Administration officials respond that unless aid-giving deals with the roots of crisis - grinding poverty, food shortages, environmental damage, and unsustainable rates of population growth - no reforms of any kind will be possible.

``It's easy to cut back aid spending since it won't affect us for five or 10 years. But that lack of far-sightedness could have a big impact in the long run,'' says a senior State Department source.

``You can't pursue the kind of political strategies we have - supporting democracy and trying to develop market systems - if poor nations are constantly at war with their ability to feed people and to provide a decent life and opportunity.''

Increasing amounts of international assistance are now needed to pay for disaster relief, humanitarian assistance, refugee programs, and peacekeeping, all of which ``keeps the awful from becoming worse but does not make the bad better,'' according to Jessica Mathews of the Council on Foreign Relations, speaking at a recent conference sponsored by the US Institute for Peace.

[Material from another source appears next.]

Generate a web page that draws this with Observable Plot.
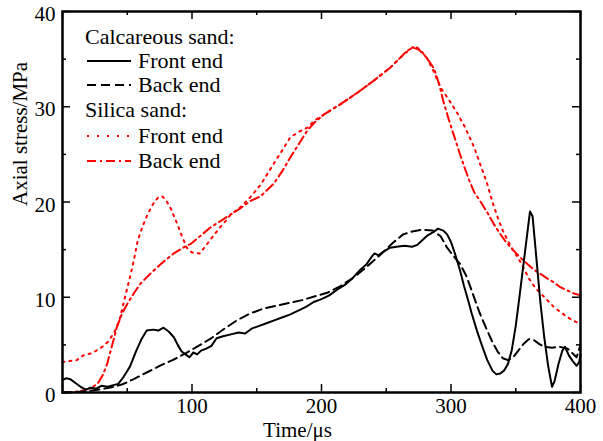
<!DOCTYPE html>
<html><head><meta charset="utf-8">
<script src="https://cdn.jsdelivr.net/npm/d3@7"></script>
<script src="https://cdn.jsdelivr.net/npm/@observablehq/plot@0.6"></script>
<style>
body{margin:0;background:#fff;}
#wrap{position:relative;width:603px;height:441px;}
#wrap svg{display:block;}
#wrap svg, #wrap svg text{font-family:"Liberation Serif","DejaVu Serif","Times New Roman",serif !important;}
#legend{position:absolute;left:0;top:0;pointer-events:none;}
</style></head><body><div id="wrap"></div>
<script>
// ---- data: [time (μs), axial stress (MPa)] ----
const calcFront = [[0,1.3],[3,1.5],[6,1.4],[10,1.0],[14,0.6],[18,0.3],[22,0.5],[26,0.4],[30,0.7],[35,0.6],[40,0.8],[43,0.9],[47,1.6],[52,2.7],[57,4.4],[61,5.6],[65,6.5],[70,6.6],[74,6.5],[78,6.8],[82,6.4],[86,5.8],[89,5.0],[92,4.3],[95,4.0],[98,3.7],[101,4.2],[104,4.0],[107,4.4],[111,4.6],[115,4.9],[119,5.7],[124,5.9],[130,6.1],[136,6.3],[141,6.2],[146,6.7],[152,7.0],[158,7.3],[164,7.6],[170,7.9],[176,8.2],[182,8.6],[188,9.0],[194,9.5],[200,9.8],[206,10.2],[212,10.8],[218,11.3],[224,12.0],[230,12.9],[235,13.5],[239,14.3],[241,14.6],[244,14.4],[248,14.8],[253,15.2],[258,15.3],[264,15.4],[270,15.3],[274,15.5],[278,16.0],[282,16.5],[286,16.8],[290,17.2],[294,17.0],[297,16.6],[300,15.8],[303,14.6],[307,12.8],[310,11.2],[313,9.8],[316,8.3],[320,6.5],[324,4.9],[328,3.4],[332,2.3],[335,1.9],[338,2.0],[341,2.3],[344,3.0],[347,4.5],[350,7.0],[353,10.2],[356,13.5],[359,16.8],[361,19.0],[363,18.5],[366,14.0],[369,9.5],[372,5.8],[375,2.8],[378,0.6],[380,1.2],[383,3.0],[386,4.4],[388,4.8],[391,3.9],[394,3.3],[397,2.8],[399,3.2],[400,4.0]];
const calcBack = [[0,0],[10,0.05],[20,0.15],[30,0.35],[40,0.6],[47,0.9],[55,1.4],[65,2.1],[75,2.8],[85,3.4],[95,4.1],[105,4.9],[115,5.7],[125,6.7],[135,7.6],[145,8.3],[155,8.8],[165,9.1],[175,9.4],[185,9.7],[195,10.1],[205,10.5],[215,11.2],[225,12.1],[235,13.2],[245,14.4],[255,15.7],[263,16.6],[270,16.9],[278,17.1],[286,17.0],[292,16.4],[297,15.2],[302,14.3],[307,13.5],[312,12.2],[317,10.3],[322,8.4],[327,6.8],[332,5.3],[336,4.3],[340,3.6],[344,3.4],[348,3.7],[352,4.4],[356,5.1],[360,5.6],[364,5.5],[368,5.1],[372,4.8],[378,4.7],[384,4.8],[390,4.6],[394,4.1],[397,3.7],[400,5.0]];
const silFront = [[0,3.2],[5,3.3],[11,3.4],[16,3.9],[22,4.1],[29,4.6],[35,5.3],[40,6.3],[44,7.6],[47,9.3],[51,11.5],[55,13.8],[58,15.9],[62,17.5],[66,18.8],[70,19.8],[74,20.5],[77,20.6],[80,20.2],[84,19.2],[88,17.9],[92,16.5],[96,15.2],[100,14.7],[106,14.6],[110,15.3],[114,16.0],[118,16.7],[122,17.4],[126,18.0],[130,18.7],[137,19.4],[145,20.5],[153,21.8],[163,24.0],[170,25.5],[176,26.8],[183,27.4],[189,27.8],[195,28.6],[202,29.2],[215,30.3],[228,31.5],[240,32.7],[253,34.1],[262,35.3],[268,36.0],[272,36.4],[276,36.0],[281,35.2],[286,33.9],[292,32.0],[298,30.8],[305,29.3],[311,27.8],[318,25.7],[323,23.8],[328,21.9],[332,20.0],[336,18.4],[340,17.0],[344,15.9],[348,14.9],[352,14.1],[356,13.1],[360,12.0],[365,11.0],[370,10.3],[375,9.6],[380,8.9],[385,8.4],[390,7.9],[395,7.5],[400,7.2]];
const silBack = [[0,0],[8,0.05],[16,0.2],[22,0.5],[27,0.9],[31,1.8],[34.5,3.0],[38,4.8],[42,6.85],[46,8.3],[50,9.3],[55,10.4],[60,11.4],[68,12.5],[76,13.5],[86,14.6],[93,15.2],[99,15.6],[107,16.5],[114,17.3],[122,18.0],[130,18.7],[137,19.3],[145,20.1],[153,20.6],[163,21.9],[170,23.3],[176,24.7],[183,26.2],[189,27.5],[195,28.4],[202,29.2],[215,30.3],[228,31.5],[240,32.7],[253,34.1],[262,35.3],[266,35.9],[271,36.2],[275,36.0],[279,35.5],[283,34.8],[287,34.0],[291,32.3],[294,30.6],[298,28.8],[302,27.1],[306,25.4],[310,23.8],[314,22.3],[318,21.0],[323,20.0],[328,18.9],[333,17.7],[338,16.65],[343,15.7],[348.5,14.9],[354,14.1],[359,13.5],[364,12.9],[369,12.45],[374,12.0],[379,11.6],[384,11.1],[390,10.7],[395,10.4],[400,10.2]];

// ---- ticks & labels ----
const xMajor = [0,100,200,300,400];
const xMinor = [50,150,250,350];
const xTickLabels = [100,200,300,400];
const yMajor = [0,10,20,30,40];
const yMinor = [5,15,25,35];
const xLabel = "Time/μs";
const yLabel = "Axial stress/MPa";
const groupTitles = ["Calcareous sand:", "Silica sand:"];
const itemNames = ["Front end", "Back end"];

// ---- layout ----
const W = 603, H = 441, mL = 62, mR = 23, mT = 11, mB = 49;
const iw = W - mL - mR, ih = H - mT - mB;
const font = "'Liberation Serif','DejaVu Serif','Times New Roman',serif";
const styles = {
  calcFront: {stroke: "black", strokeWidth: 2, strokeDasharray: null},
  calcBack:  {stroke: "black", strokeWidth: 2, strokeDasharray: "9,5"},
  silFront:  {stroke: "#ff0000", strokeWidth: 2, strokeDasharray: "2,5"},
  silBack:   {stroke: "#ff0000", strokeWidth: 2, strokeDasharray: "9,4,2,4"}
};
const X = d => d[0], Y = d => d[1];
const lineMark = (data, s) => Plot.line(data, {x: X, y: Y, stroke: s.stroke, strokeWidth: s.strokeWidth, strokeDasharray: s.strokeDasharray, strokeLinejoin: "round"});

const plot = Plot.plot({
  width: W, height: H,
  marginLeft: mL, marginRight: mR, marginTop: mT, marginBottom: mB,
  style: {fontFamily: font, fontSize: "21px", background: "white", color: "black", overflow: "visible"},
  x: {domain: [0, 400]},
  y: {domain: [0, 40]},
  marks: [
    lineMark(silFront, styles.silFront),
    lineMark(silBack, styles.silBack),
    lineMark(calcBack, styles.calcBack),
    lineMark(calcFront, styles.calcFront),
    // inward ticks on all four sides
    Plot.ruleX(xMajor, {x: d => d, insetTop: ih - 8, strokeWidth: 1.5}),
    Plot.ruleX(xMinor, {x: d => d, insetTop: ih - 4, strokeWidth: 1.5}),
    Plot.ruleX(xMajor, {x: d => d, insetBottom: ih - 8, strokeWidth: 1.5}),
    Plot.ruleX(xMinor, {x: d => d, insetBottom: ih - 4, strokeWidth: 1.5}),
    Plot.ruleY(yMajor, {y: d => d, insetRight: iw - 8, strokeWidth: 1.5}),
    Plot.ruleY(yMinor, {y: d => d, insetRight: iw - 4, strokeWidth: 1.5}),
    Plot.ruleY(yMajor, {y: d => d, insetLeft: iw - 8, strokeWidth: 1.5}),
    Plot.ruleY(yMinor, {y: d => d, insetLeft: iw - 4, strokeWidth: 1.5}),
    Plot.frame({stroke: "black", strokeWidth: 2.5}),
    Plot.axisX(xTickLabels, {tickSize: 0, tickPadding: 6, label: null}),
    Plot.axisY(yMajor, {tickSize: 0, tickPadding: 7, dy: 3, label: null}),
    Plot.text([xLabel], {text: d => d, frameAnchor: "bottom", dx: -24, dy: 38, lineAnchor: "middle"}),
    Plot.text([yLabel], {text: d => d, frameAnchor: "left", rotate: -90, dx: -42, dy: 4, lineAnchor: "middle"})
  ]
});

const wrap = document.getElementById("wrap");
wrap.appendChild(plot);

// ---- legend overlay ----
const lg = d3.select(wrap).append("svg").attr("id", "legend")
  .attr("width", W).attr("height", H)
  .attr("font-family", font).attr("font-size", 22);
const rowY = [37, 61, 85, 110, 136, 161];
const entries = [
  {title: groupTitles[0]},
  {name: itemNames[0], s: styles.calcFront},
  {name: itemNames[1], s: styles.calcBack},
  {title: groupTitles[1]},
  {name: itemNames[0], s: {...styles.silFront, strokeDasharray: "2,8"}},
  {name: itemNames[1], s: styles.silBack}
];
entries.forEach((e, i) => {
  const y = rowY[i];
  if (e.title) {
    lg.append("text").attr("x", 85).attr("y", y + 7).text(e.title);
  } else {
    lg.append("line").attr("x1", 87).attr("x2", 131).attr("y1", y).attr("y2", y)
      .attr("stroke", e.s.stroke).attr("stroke-width", e.s.strokeWidth)
      .attr("stroke-dasharray", e.s.strokeDasharray);
    lg.append("text").attr("x", 138).attr("y", y + 7).text(e.name);
  }
});
</script></body></html>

The need to spend more on what Dr. Mathews calls ``morally necessary but economically unproductive'' projects is reflected at the United Nations where, in a dramatic recent switch, five times more is now being spent on refugees and peacekeeping than on economic development.

A draft report now being considered by Republicans on the Senate Budget Committee calls for deep cuts in international affairs spending, including foreign aid. Among the targets: aid to the former Soviet Union and US contributions to multilateral development banks.

``The real issue is whether you want to deal with the long-term kinds of things or whether you view security only as when to use military force and under what circumstances,'' a senior White House official says. ``You have to look at the longer term: environment, population, democratic government. There's a real commitment here to having a preventive strategy.''

Marshall Plan

The US foreign aid program grew out of a successful effort to help Western European nations rebuild after World War II.

Although valued by many policymakers, foreign aid is considered highly vulnerable now because there is so little discretionary funding that can be cut to balance the budget.

Foreign aid has always been unpopular with voters, who believe that it consumes a large portion of the federal budget. More than a quarter of respondents in a November 1994 poll conducted by the Harvard School of Public Health and the Kaiser Family Foundation said they thought foreign aid was the largest single item in the US budget.

But when told the actual amount - one-half of 1 percent - a 79 percent majority in another recent poll approved present levels of spending on foreign aid. Eighty percent of respondents in the January poll, conducted by the Program on International Policy Attitudes, indicated that the US ``should be willing to share at least a small portion of its wealth with those in the world who are in great need.''

The US spends more money on foreign aid than any nation except Japan. But in terms of the percentage of its gross national product devoted to aid, the US ranks last among 21 industrialized nations. Adjusted for inflation, foreign aid spending is now lower now than at any time since World War II.